**STATED TASK:** Pictures are to be left out. Copy exactly the lines from the one containing "Write the D3.js code for this chart." to the one containing "0.0137, 0.0137, 1e-4];", both ends kept.

**DATA LINES:**

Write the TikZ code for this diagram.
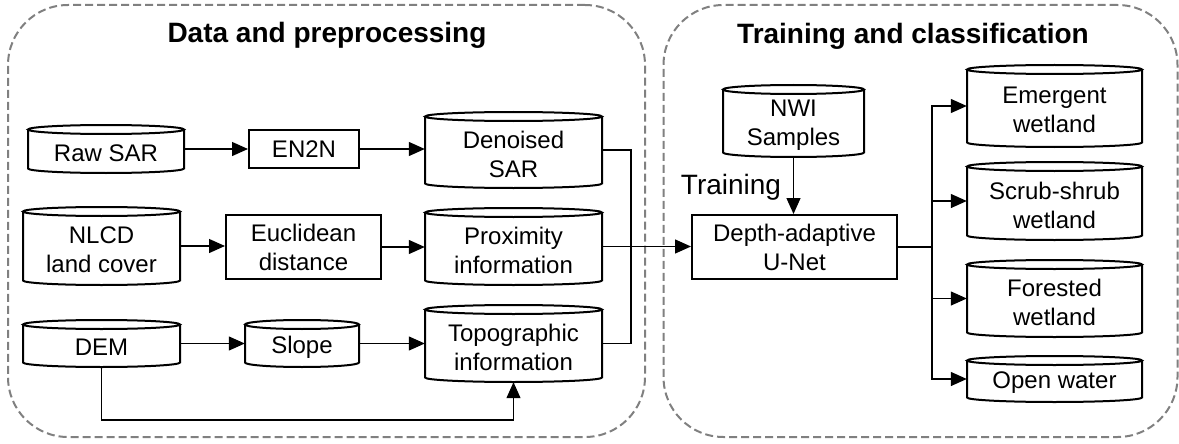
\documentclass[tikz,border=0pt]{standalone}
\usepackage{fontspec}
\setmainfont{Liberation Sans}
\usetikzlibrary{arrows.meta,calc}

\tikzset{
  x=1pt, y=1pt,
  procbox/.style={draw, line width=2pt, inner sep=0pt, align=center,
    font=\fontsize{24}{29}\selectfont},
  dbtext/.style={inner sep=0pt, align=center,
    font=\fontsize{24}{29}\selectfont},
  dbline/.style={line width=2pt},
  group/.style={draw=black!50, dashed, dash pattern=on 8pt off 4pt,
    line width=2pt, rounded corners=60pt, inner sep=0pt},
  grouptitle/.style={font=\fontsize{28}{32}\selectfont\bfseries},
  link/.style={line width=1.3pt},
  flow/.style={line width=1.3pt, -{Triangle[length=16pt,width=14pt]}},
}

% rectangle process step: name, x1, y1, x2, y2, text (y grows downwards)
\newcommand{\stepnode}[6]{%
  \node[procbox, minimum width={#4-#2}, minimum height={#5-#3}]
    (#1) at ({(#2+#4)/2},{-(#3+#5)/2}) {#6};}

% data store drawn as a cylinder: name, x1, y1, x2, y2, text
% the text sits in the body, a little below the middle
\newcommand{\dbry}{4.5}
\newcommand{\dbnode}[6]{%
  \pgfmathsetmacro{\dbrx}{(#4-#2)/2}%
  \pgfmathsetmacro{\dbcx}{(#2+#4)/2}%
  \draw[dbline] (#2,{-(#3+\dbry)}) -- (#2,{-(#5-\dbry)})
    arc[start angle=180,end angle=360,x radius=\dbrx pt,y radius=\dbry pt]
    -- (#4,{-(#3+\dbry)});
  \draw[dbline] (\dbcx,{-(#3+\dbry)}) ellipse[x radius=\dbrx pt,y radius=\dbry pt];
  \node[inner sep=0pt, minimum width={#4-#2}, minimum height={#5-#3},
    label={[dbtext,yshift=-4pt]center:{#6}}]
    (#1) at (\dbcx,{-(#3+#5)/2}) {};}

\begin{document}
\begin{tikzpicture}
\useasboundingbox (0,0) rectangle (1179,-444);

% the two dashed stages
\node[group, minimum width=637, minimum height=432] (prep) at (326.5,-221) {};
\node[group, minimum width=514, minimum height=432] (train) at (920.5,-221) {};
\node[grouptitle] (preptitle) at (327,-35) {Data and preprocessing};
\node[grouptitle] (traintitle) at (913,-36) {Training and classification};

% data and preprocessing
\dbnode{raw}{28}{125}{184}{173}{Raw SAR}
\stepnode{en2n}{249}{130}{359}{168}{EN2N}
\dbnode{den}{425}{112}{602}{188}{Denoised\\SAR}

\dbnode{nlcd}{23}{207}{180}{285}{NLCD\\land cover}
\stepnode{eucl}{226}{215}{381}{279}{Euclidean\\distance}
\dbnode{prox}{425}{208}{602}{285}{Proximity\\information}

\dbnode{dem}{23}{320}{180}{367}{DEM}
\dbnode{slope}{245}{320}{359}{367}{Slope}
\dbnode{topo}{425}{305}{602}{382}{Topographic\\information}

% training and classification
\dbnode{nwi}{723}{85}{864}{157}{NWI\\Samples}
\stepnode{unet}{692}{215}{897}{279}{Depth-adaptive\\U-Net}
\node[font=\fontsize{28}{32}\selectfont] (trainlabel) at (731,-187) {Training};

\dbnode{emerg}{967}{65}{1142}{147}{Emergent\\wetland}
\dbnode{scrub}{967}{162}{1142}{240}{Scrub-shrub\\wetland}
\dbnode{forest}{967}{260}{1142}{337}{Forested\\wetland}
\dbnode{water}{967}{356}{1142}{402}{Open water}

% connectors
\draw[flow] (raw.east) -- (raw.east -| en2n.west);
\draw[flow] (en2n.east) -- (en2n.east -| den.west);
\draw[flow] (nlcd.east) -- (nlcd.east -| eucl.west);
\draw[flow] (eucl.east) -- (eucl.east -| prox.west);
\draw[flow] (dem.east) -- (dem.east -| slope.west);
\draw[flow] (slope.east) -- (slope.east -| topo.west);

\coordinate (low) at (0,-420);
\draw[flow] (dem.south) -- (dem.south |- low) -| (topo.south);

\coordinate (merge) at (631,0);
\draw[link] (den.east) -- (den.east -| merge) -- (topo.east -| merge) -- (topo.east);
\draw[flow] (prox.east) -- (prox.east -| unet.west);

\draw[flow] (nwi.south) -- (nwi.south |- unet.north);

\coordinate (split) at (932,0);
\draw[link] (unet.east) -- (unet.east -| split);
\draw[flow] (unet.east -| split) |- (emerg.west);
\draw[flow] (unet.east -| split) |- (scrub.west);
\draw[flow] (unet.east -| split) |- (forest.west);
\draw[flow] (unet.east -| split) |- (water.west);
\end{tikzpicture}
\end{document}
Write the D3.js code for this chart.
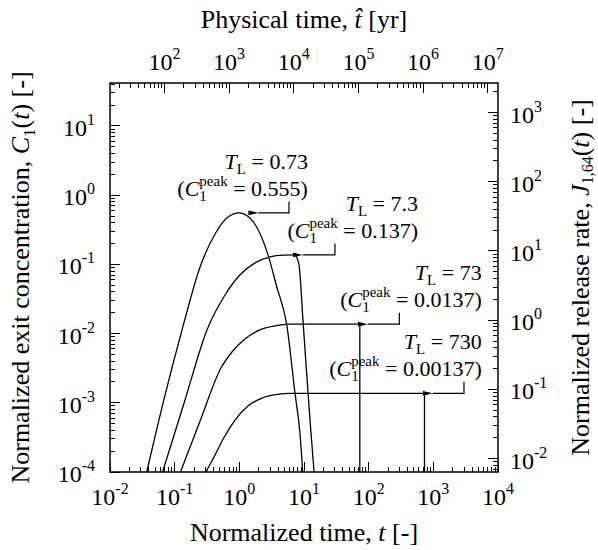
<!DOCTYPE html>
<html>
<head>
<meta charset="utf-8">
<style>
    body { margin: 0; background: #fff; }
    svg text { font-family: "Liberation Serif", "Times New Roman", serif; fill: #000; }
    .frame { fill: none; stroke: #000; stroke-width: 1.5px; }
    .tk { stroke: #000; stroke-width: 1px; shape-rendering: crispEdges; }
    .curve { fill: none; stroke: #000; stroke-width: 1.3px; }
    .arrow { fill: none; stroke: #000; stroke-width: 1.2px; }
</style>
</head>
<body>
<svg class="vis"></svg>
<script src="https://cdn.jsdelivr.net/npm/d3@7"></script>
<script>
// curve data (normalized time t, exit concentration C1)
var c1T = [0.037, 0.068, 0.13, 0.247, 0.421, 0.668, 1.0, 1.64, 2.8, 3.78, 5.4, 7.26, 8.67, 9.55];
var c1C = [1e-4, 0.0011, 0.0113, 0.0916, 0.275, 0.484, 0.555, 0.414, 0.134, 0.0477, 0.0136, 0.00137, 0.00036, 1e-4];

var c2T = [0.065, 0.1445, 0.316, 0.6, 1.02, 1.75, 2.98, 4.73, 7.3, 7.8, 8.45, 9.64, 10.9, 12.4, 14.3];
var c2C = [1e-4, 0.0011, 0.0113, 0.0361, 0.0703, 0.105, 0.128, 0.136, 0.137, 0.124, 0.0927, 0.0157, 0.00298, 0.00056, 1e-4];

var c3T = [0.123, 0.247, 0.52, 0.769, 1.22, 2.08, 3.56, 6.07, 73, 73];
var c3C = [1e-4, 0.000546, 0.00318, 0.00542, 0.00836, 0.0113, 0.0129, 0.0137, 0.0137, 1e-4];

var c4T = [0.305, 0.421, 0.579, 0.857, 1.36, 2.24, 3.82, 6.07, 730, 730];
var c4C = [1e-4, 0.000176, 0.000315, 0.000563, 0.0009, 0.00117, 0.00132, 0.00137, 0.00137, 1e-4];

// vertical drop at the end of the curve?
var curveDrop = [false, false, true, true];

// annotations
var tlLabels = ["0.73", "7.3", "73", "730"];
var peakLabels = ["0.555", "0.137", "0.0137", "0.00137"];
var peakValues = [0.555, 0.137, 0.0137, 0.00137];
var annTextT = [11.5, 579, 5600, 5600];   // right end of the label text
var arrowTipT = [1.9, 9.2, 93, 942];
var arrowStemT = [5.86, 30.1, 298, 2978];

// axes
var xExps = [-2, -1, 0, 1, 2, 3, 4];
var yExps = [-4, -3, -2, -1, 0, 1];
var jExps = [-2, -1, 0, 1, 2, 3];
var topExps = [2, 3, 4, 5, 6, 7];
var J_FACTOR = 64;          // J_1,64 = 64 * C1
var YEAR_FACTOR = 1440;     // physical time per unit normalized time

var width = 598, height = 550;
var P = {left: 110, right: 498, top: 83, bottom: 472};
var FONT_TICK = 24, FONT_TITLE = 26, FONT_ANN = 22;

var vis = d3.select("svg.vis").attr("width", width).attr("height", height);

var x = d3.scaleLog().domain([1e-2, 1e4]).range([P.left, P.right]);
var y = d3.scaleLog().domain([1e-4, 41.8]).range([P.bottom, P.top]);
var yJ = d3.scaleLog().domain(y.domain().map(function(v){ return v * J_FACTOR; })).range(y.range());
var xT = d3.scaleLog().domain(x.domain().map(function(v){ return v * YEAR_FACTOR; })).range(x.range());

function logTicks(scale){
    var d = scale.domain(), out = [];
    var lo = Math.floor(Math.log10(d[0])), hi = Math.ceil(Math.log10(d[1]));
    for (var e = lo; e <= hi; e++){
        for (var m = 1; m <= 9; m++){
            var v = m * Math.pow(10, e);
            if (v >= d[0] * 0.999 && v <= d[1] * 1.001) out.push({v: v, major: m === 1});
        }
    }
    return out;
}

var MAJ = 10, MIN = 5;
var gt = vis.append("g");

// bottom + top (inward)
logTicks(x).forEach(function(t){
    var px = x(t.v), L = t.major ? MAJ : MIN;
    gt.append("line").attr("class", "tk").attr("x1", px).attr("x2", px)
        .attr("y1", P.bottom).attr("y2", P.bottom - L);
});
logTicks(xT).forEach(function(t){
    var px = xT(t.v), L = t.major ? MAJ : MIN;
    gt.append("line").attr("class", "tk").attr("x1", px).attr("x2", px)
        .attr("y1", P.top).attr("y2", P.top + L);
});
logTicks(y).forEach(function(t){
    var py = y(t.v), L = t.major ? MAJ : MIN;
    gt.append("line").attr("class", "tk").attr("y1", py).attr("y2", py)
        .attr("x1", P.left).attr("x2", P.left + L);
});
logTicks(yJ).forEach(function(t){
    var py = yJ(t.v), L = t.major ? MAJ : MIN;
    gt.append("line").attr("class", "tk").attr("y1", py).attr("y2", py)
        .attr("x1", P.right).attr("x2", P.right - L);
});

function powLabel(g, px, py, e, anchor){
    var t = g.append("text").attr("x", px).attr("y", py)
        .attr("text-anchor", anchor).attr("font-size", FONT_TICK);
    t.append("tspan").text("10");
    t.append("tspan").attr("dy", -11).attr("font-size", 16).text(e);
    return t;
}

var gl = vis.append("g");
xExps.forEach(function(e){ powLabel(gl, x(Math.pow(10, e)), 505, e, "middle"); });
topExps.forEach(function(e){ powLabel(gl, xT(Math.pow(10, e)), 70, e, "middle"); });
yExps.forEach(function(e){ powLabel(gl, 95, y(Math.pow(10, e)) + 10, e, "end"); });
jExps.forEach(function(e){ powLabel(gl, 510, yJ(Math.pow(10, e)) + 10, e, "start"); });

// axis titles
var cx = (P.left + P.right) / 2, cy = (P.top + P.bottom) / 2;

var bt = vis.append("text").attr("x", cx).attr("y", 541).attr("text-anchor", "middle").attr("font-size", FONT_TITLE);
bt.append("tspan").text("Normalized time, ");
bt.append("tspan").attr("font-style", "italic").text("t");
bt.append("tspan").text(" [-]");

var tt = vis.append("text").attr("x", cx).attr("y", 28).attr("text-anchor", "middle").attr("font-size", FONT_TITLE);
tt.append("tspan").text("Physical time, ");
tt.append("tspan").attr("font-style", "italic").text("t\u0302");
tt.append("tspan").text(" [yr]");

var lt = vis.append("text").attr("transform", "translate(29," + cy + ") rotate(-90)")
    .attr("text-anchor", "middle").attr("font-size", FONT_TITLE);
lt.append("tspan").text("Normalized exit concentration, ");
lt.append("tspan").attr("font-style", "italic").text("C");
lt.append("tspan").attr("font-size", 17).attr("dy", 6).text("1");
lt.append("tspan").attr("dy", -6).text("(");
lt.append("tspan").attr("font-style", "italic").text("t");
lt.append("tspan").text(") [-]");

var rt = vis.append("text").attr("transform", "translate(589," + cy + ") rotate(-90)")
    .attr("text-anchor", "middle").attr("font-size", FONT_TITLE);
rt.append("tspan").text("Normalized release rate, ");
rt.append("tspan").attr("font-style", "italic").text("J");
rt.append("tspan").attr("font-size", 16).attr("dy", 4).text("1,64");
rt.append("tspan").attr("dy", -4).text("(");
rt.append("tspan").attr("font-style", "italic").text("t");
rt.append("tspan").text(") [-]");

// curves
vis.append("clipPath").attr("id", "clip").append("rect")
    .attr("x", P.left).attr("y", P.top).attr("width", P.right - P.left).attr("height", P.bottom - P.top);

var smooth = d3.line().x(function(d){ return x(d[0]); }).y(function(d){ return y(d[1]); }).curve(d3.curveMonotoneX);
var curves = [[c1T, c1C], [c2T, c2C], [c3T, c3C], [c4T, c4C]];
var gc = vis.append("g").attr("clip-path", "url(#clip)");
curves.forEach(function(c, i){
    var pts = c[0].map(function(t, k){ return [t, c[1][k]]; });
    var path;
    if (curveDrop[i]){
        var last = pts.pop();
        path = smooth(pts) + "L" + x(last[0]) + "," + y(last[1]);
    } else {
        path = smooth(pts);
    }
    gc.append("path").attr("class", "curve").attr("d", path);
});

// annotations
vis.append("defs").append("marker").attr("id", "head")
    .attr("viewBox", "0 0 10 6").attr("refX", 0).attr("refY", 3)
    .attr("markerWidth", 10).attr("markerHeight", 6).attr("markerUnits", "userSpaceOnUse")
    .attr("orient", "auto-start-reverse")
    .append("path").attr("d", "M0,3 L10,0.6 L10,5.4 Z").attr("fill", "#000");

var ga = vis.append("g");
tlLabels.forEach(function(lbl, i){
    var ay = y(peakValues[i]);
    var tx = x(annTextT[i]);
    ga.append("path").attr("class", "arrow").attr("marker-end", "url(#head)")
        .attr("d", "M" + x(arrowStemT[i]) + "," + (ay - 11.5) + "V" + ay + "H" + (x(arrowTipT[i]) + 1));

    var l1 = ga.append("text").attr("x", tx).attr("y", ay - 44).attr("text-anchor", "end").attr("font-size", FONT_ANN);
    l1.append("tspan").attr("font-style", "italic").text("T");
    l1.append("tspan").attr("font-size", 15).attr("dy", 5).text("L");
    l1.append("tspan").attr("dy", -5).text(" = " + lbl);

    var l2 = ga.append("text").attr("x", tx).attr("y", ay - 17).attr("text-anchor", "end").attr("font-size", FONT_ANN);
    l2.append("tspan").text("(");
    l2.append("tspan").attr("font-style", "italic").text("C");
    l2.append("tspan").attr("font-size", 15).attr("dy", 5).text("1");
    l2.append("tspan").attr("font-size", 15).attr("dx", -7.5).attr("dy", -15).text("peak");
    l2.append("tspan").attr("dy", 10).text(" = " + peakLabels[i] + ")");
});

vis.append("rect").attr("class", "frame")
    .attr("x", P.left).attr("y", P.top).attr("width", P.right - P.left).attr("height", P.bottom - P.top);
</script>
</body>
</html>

**EXERCISE ANSWER:**
Write the D3.js code for this chart.
<!DOCTYPE html>
<html>
<head>
<meta charset="utf-8">
<style>
    body { margin: 0; background: #fff; }
    svg text { font-family: "Liberation Serif", "Times New Roman", serif; fill: #000; }
    .frame { fill: none; stroke: #000; stroke-width: 1.5px; }
    .tk { stroke: #000; stroke-width: 1px; shape-rendering: crispEdges; }
    .curve { fill: none; stroke: #000; stroke-width: 1.3px; }
    .arrow { fill: none; stroke: #000; stroke-width: 1.2px; }
</style>
</head>
<body>
<svg class="vis"></svg>
<script src="https://cdn.jsdelivr.net/npm/d3@7"></script>
<script>
// curve data (normalized time t, exit concentration C1)
var c1T = [0.037, 0.068, 0.13, 0.247, 0.421, 0.668, 1.0, 1.64, 2.8, 3.78, 5.4, 7.26, 8.67, 9.55];
var c1C = [1e-4, 0.0011, 0.0113, 0.0916, 0.275, 0.484, 0.555, 0.414, 0.134, 0.0477, 0.0136, 0.00137, 0.00036, 1e-4];

var c2T = [0.065, 0.1445, 0.316, 0.6, 1.02, 1.75, 2.98, 4.73, 7.3, 7.8, 8.45, 9.64, 10.9, 12.4, 14.3];
var c2C = [1e-4, 0.0011, 0.0113, 0.0361, 0.0703, 0.105, 0.128, 0.136, 0.137, 0.124, 0.0927, 0.0157, 0.00298, 0.00056, 1e-4];

var c3T = [0.123, 0.247, 0.52, 0.769, 1.22, 2.08, 3.56, 6.07, 73, 73];
var c3C = [1e-4, 0.000546, 0.00318, 0.00542, 0.00836, 0.0113, 0.0129, 0.0137, 0.0137, 1e-4];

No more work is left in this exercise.